YOUR INSTRUCTIONS >> Using the material below, copy every line where "that" appears.

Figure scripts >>
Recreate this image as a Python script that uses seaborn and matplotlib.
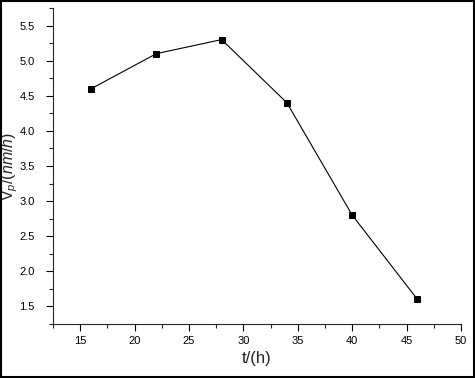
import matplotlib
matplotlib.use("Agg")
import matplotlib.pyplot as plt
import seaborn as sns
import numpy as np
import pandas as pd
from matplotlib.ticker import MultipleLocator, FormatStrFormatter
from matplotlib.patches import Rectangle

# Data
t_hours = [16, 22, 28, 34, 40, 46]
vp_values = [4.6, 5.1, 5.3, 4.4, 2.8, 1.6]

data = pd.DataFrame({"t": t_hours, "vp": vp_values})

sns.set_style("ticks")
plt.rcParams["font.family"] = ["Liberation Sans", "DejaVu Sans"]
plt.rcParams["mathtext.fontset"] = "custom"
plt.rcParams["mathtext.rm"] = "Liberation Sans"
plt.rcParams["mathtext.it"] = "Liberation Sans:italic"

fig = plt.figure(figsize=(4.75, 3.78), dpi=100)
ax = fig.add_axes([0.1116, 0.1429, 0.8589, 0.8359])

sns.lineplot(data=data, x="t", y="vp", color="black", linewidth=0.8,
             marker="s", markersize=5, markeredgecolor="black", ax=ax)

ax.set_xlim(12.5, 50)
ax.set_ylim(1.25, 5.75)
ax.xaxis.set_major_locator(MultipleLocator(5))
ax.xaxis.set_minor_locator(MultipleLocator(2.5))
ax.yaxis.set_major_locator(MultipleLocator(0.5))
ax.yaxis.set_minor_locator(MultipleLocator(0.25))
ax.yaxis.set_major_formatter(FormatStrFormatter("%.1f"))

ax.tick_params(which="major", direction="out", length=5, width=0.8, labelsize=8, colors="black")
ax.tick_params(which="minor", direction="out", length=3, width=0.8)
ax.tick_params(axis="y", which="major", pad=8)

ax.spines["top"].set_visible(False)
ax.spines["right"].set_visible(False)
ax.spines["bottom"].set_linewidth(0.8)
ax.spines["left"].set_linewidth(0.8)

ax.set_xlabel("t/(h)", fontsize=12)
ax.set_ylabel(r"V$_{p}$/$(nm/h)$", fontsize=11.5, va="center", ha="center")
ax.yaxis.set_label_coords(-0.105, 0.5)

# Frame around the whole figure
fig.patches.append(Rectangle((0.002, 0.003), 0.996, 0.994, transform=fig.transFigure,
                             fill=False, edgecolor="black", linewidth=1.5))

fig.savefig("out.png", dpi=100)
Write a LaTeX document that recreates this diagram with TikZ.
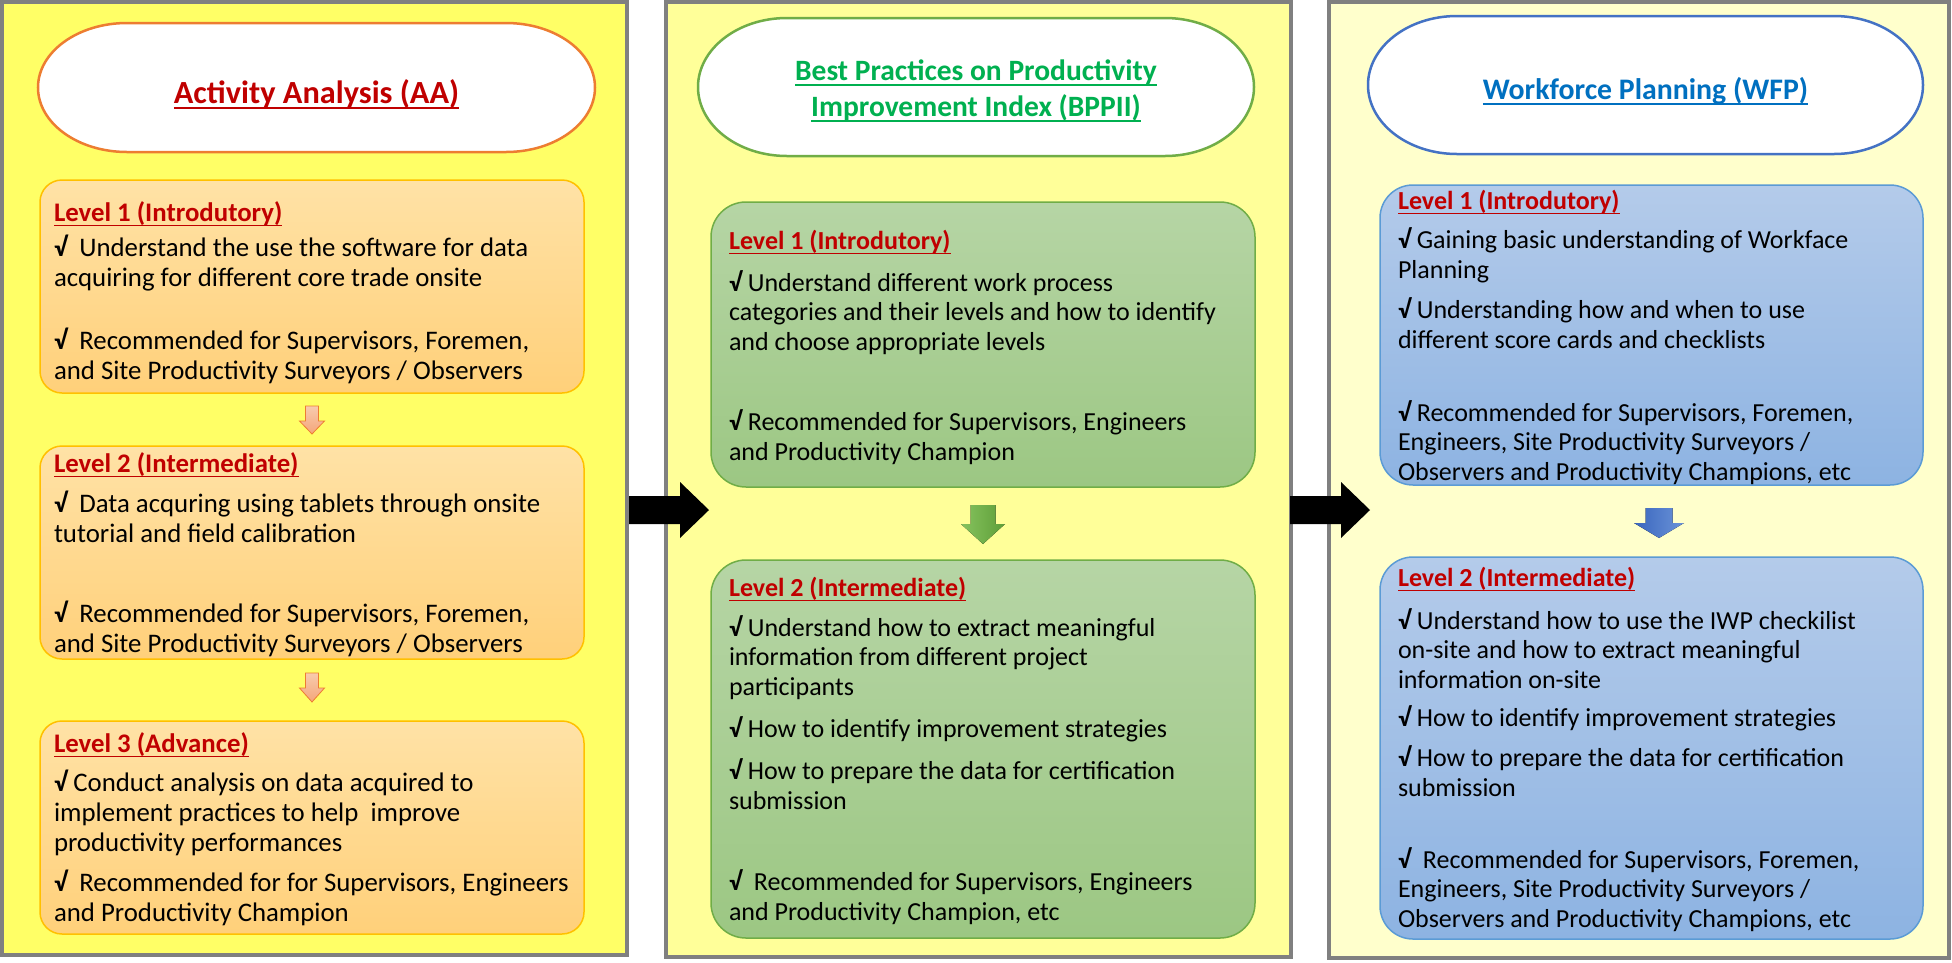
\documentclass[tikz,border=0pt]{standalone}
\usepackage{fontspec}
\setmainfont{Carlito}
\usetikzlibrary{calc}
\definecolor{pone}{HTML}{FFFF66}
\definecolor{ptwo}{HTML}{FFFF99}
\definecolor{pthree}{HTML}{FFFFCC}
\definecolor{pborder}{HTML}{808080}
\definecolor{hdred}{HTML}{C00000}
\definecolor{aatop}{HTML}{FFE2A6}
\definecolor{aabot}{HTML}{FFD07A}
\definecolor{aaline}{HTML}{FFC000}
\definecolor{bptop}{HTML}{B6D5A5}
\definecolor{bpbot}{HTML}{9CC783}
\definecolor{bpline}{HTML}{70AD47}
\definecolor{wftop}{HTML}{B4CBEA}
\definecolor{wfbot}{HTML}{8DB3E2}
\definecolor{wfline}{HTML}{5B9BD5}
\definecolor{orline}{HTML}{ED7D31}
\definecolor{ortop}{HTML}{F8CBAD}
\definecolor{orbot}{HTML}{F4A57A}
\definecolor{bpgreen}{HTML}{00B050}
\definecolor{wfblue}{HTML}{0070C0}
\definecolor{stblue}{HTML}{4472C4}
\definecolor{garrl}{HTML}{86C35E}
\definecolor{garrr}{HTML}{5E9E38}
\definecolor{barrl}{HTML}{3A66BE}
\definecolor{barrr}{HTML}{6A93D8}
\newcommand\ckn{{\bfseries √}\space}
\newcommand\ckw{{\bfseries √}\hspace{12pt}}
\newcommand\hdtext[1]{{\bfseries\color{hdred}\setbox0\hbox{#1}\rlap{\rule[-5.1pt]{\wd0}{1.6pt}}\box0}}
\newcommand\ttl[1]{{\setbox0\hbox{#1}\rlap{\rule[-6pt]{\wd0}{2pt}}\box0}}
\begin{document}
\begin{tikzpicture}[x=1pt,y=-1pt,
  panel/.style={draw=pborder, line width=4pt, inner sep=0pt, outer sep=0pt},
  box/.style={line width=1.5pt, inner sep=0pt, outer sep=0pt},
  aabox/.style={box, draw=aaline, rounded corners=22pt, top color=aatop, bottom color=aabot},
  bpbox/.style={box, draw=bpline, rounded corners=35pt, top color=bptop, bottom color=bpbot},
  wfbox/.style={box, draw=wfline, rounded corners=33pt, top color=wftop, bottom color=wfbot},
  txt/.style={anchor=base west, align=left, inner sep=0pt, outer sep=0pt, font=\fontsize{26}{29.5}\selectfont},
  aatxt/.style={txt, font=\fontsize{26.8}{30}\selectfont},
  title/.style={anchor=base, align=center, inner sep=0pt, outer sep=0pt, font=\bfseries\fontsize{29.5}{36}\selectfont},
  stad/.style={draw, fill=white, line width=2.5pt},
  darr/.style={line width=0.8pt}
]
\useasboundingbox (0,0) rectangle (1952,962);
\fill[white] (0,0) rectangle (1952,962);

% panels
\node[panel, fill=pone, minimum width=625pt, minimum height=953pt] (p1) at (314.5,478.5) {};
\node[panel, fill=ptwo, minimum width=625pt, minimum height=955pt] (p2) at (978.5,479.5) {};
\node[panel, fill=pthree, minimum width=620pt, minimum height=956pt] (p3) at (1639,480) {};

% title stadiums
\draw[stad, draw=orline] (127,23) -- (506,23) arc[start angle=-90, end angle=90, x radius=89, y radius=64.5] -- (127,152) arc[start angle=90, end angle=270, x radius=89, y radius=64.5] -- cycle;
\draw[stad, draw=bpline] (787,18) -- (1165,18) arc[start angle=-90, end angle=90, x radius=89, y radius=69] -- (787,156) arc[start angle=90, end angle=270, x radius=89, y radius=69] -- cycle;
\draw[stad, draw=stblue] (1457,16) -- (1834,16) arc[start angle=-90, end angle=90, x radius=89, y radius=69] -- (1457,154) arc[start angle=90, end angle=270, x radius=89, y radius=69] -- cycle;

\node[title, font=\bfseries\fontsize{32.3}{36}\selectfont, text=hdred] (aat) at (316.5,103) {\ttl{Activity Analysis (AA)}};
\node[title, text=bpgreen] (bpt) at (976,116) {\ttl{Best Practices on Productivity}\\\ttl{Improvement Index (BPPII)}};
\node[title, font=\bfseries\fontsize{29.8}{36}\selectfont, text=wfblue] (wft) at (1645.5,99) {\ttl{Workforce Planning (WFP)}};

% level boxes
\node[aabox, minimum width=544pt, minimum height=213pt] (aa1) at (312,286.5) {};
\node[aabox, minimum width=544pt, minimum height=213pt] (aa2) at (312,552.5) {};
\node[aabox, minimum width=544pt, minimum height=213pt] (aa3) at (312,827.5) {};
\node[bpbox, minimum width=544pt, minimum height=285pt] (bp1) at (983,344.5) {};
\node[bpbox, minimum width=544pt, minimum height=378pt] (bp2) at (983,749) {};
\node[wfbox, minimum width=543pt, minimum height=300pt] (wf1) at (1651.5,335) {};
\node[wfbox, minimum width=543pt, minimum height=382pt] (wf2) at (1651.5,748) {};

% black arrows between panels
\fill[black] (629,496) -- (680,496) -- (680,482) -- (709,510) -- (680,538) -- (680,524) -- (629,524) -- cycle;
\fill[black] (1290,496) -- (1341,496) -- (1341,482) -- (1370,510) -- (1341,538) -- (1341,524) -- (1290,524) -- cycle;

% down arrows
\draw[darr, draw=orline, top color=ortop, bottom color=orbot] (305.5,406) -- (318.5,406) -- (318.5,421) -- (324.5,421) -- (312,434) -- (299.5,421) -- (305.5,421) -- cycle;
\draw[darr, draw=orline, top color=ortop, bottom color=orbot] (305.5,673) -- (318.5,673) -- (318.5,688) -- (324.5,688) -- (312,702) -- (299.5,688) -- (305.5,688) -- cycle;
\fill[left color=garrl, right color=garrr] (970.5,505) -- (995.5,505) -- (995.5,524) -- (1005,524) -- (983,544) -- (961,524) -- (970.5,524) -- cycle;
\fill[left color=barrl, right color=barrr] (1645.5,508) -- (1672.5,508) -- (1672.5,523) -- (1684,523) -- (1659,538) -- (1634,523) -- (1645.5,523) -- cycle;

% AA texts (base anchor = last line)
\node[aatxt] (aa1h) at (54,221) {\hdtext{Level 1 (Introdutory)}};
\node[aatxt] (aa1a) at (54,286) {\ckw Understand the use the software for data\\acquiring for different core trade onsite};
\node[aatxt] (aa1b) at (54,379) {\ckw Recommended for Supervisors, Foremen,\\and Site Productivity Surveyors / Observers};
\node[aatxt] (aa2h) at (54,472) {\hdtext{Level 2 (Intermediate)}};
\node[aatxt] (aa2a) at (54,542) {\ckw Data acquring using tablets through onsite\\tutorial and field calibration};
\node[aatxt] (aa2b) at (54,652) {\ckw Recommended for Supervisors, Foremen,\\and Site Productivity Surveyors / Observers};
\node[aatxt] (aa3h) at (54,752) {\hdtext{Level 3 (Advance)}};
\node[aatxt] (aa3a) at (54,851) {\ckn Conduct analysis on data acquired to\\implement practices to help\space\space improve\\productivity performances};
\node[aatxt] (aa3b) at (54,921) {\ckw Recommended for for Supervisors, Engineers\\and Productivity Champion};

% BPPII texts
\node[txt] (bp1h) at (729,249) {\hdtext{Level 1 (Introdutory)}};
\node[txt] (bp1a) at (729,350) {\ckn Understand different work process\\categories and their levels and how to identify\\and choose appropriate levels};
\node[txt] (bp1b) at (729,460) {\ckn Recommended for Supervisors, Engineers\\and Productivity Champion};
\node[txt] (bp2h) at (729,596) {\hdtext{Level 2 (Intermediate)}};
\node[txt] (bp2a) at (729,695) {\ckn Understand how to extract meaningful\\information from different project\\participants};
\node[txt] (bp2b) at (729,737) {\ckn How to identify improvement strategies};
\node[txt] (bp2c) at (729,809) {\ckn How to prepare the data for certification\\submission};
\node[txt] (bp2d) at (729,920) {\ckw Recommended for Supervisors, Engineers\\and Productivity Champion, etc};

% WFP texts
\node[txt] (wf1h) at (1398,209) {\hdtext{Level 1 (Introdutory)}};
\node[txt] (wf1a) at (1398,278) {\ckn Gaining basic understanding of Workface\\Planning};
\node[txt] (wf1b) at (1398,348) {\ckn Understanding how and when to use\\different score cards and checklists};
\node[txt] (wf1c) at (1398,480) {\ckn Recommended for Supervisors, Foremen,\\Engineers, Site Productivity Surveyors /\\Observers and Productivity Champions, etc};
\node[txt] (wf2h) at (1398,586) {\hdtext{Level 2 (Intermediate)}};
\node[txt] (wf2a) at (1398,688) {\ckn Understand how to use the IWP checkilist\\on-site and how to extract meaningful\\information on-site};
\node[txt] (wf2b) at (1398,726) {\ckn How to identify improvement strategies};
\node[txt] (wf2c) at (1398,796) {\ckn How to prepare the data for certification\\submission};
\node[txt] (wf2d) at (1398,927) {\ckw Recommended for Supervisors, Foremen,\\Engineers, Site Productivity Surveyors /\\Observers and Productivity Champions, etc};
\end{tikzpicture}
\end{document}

SOLUTION BELOW >>
Recreate this image as a Python script that uses seaborn and matplotlib.
Write a LaTeX document that recreates this diagram with TikZ.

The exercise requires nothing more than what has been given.